Data provided.
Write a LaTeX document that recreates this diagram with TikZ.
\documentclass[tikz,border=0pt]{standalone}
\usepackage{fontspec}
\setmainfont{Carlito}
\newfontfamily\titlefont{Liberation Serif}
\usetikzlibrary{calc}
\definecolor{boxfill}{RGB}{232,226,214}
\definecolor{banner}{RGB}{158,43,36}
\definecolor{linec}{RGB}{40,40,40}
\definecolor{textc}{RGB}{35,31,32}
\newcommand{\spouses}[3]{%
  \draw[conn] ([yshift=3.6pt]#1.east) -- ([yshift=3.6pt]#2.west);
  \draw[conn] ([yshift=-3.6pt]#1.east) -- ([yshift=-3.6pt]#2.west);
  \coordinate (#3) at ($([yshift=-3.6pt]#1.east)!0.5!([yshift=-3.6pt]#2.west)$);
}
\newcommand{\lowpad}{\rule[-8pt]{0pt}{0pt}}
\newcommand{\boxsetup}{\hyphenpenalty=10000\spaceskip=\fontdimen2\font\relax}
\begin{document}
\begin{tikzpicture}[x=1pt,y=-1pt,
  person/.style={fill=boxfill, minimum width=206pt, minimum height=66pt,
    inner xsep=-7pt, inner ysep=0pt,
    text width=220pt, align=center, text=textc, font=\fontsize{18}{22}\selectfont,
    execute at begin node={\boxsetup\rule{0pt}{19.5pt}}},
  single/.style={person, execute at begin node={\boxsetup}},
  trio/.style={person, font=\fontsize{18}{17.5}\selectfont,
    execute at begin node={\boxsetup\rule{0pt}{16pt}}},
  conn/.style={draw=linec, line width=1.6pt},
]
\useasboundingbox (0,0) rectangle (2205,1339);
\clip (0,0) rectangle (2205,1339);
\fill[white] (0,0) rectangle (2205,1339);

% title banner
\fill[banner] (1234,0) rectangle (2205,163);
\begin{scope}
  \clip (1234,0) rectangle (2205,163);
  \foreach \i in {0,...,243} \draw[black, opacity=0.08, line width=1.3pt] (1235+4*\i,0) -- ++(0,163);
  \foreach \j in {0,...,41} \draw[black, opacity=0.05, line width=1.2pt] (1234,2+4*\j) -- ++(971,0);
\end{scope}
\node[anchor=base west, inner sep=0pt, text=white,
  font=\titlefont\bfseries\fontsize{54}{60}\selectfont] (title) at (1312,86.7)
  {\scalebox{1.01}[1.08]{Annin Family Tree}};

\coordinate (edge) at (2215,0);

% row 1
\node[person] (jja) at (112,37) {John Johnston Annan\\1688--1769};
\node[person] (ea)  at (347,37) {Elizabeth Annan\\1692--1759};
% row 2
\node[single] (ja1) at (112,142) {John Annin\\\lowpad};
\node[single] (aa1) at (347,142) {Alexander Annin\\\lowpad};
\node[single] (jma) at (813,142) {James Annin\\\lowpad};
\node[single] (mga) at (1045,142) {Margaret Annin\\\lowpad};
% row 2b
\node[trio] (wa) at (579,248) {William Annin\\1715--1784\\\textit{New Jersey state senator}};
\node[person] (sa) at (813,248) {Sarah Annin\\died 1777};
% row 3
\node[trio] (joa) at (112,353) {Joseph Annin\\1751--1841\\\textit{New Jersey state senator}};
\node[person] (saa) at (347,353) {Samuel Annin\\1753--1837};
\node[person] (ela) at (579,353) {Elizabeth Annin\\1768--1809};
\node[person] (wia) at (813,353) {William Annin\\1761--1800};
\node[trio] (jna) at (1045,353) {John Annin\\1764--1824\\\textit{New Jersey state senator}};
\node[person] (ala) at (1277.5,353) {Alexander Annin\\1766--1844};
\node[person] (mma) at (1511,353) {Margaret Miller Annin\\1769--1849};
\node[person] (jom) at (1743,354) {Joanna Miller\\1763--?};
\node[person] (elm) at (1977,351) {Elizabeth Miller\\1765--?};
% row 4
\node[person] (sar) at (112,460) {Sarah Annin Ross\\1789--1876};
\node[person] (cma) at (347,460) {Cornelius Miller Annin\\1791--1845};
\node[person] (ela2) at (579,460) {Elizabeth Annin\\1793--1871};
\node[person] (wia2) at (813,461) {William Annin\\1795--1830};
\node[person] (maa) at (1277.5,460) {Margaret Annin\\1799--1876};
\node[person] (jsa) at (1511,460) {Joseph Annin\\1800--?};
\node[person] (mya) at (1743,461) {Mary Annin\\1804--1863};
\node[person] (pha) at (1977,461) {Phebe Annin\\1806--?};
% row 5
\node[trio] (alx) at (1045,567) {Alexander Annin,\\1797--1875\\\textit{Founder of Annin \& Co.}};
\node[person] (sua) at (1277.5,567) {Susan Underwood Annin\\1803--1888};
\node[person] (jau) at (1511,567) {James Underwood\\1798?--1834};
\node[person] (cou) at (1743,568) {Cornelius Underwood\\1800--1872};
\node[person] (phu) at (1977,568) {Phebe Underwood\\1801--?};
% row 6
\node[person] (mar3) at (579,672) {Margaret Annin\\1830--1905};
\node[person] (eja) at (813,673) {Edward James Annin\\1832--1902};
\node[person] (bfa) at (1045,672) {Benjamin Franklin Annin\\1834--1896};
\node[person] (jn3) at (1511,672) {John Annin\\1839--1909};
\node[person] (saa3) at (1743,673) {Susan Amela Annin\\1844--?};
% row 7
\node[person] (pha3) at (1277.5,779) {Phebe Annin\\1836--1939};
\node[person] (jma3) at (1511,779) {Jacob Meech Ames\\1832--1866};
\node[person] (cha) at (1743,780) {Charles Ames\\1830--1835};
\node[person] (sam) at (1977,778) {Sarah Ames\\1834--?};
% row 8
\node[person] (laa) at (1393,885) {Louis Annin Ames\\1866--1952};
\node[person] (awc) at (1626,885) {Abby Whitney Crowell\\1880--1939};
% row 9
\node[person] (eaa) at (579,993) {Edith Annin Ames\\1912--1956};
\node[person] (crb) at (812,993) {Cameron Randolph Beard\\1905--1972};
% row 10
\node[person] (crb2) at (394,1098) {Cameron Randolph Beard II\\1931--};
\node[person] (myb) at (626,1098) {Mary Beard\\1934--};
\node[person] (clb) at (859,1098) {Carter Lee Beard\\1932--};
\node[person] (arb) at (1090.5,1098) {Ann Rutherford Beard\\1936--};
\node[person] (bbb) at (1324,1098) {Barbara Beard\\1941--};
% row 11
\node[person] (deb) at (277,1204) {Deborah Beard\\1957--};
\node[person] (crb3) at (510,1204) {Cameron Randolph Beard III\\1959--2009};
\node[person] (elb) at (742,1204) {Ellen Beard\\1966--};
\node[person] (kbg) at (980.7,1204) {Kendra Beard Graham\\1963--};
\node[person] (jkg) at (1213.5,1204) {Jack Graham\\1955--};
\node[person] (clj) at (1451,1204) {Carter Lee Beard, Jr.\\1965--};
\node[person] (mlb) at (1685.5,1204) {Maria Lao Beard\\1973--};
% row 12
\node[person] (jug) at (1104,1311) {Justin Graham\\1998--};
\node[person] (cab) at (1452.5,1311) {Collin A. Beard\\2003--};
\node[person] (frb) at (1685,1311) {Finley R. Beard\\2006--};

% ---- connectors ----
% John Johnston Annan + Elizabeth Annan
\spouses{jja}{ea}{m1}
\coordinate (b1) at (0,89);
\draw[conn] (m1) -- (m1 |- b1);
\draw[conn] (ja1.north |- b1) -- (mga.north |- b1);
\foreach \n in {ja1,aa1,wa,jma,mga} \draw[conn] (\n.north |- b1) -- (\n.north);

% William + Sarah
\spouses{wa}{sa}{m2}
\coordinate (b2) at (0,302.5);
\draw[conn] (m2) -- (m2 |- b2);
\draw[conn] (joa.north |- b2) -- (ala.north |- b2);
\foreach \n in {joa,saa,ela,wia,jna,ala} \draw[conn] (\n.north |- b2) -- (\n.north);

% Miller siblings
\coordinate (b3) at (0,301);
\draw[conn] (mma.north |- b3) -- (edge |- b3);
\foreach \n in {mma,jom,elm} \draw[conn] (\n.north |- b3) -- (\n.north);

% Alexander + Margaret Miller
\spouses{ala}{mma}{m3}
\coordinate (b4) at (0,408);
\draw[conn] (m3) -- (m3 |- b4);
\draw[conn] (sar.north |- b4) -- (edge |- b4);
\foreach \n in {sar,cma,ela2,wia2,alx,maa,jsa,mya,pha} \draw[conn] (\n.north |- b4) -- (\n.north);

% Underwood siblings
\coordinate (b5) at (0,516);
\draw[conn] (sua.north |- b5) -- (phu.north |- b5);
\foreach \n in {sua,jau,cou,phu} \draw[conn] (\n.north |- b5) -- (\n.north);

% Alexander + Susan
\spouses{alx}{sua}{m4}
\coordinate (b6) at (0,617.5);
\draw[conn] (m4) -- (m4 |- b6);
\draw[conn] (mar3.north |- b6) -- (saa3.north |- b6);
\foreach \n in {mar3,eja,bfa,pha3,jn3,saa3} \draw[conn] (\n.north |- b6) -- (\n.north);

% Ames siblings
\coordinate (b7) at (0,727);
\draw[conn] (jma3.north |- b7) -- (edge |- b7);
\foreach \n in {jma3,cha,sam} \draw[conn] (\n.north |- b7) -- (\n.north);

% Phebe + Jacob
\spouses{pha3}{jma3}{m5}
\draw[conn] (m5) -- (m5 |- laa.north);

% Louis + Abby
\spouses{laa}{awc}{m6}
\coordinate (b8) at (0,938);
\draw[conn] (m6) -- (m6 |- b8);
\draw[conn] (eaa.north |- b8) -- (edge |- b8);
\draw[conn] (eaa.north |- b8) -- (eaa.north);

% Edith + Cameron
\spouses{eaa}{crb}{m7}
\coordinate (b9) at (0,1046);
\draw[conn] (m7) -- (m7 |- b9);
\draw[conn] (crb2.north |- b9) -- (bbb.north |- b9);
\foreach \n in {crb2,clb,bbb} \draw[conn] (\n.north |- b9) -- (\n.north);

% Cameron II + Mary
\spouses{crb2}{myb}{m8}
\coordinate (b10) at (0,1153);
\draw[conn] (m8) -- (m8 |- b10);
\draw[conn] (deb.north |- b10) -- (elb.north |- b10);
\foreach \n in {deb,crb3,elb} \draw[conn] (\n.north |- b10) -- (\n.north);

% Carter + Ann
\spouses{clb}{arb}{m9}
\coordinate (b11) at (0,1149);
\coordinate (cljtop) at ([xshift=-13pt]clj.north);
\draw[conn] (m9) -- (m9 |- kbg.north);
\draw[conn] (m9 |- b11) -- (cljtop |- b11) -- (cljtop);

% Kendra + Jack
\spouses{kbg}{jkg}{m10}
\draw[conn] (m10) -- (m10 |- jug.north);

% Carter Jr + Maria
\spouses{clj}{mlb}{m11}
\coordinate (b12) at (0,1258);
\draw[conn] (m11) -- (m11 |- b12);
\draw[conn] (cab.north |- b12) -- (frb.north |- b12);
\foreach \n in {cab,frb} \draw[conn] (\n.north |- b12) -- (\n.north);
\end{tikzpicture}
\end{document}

Set problem. Beginning at the first line above, repeat exactly until the line containing "(edge) at (2215,0);", which is included.

The solution.
Write a LaTeX document that recreates this diagram with TikZ.
\documentclass[tikz,border=0pt]{standalone}
\usepackage{fontspec}
\setmainfont{Carlito}
\newfontfamily\titlefont{Liberation Serif}
\usetikzlibrary{calc}
\definecolor{boxfill}{RGB}{232,226,214}
\definecolor{banner}{RGB}{158,43,36}
\definecolor{linec}{RGB}{40,40,40}
\definecolor{textc}{RGB}{35,31,32}
\newcommand{\spouses}[3]{%
  \draw[conn] ([yshift=3.6pt]#1.east) -- ([yshift=3.6pt]#2.west);
  \draw[conn] ([yshift=-3.6pt]#1.east) -- ([yshift=-3.6pt]#2.west);
  \coordinate (#3) at ($([yshift=-3.6pt]#1.east)!0.5!([yshift=-3.6pt]#2.west)$);
}
\newcommand{\lowpad}{\rule[-8pt]{0pt}{0pt}}
\newcommand{\boxsetup}{\hyphenpenalty=10000\spaceskip=\fontdimen2\font\relax}
\begin{document}
\begin{tikzpicture}[x=1pt,y=-1pt,
  person/.style={fill=boxfill, minimum width=206pt, minimum height=66pt,
    inner xsep=-7pt, inner ysep=0pt,
    text width=220pt, align=center, text=textc, font=\fontsize{18}{22}\selectfont,
    execute at begin node={\boxsetup\rule{0pt}{19.5pt}}},
  single/.style={person, execute at begin node={\boxsetup}},
  trio/.style={person, font=\fontsize{18}{17.5}\selectfont,
    execute at begin node={\boxsetup\rule{0pt}{16pt}}},
  conn/.style={draw=linec, line width=1.6pt},
]
\useasboundingbox (0,0) rectangle (2205,1339);
\clip (0,0) rectangle (2205,1339);
\fill[white] (0,0) rectangle (2205,1339);

% title banner
\fill[banner] (1234,0) rectangle (2205,163);
\begin{scope}
  \clip (1234,0) rectangle (2205,163);
  \foreach \i in {0,...,243} \draw[black, opacity=0.08, line width=1.3pt] (1235+4*\i,0) -- ++(0,163);
  \foreach \j in {0,...,41} \draw[black, opacity=0.05, line width=1.2pt] (1234,2+4*\j) -- ++(971,0);
\end{scope}
\node[anchor=base west, inner sep=0pt, text=white,
  font=\titlefont\bfseries\fontsize{54}{60}\selectfont] (title) at (1312,86.7)
  {\scalebox{1.01}[1.08]{Annin Family Tree}};

\coordinate (edge) at (2215,0);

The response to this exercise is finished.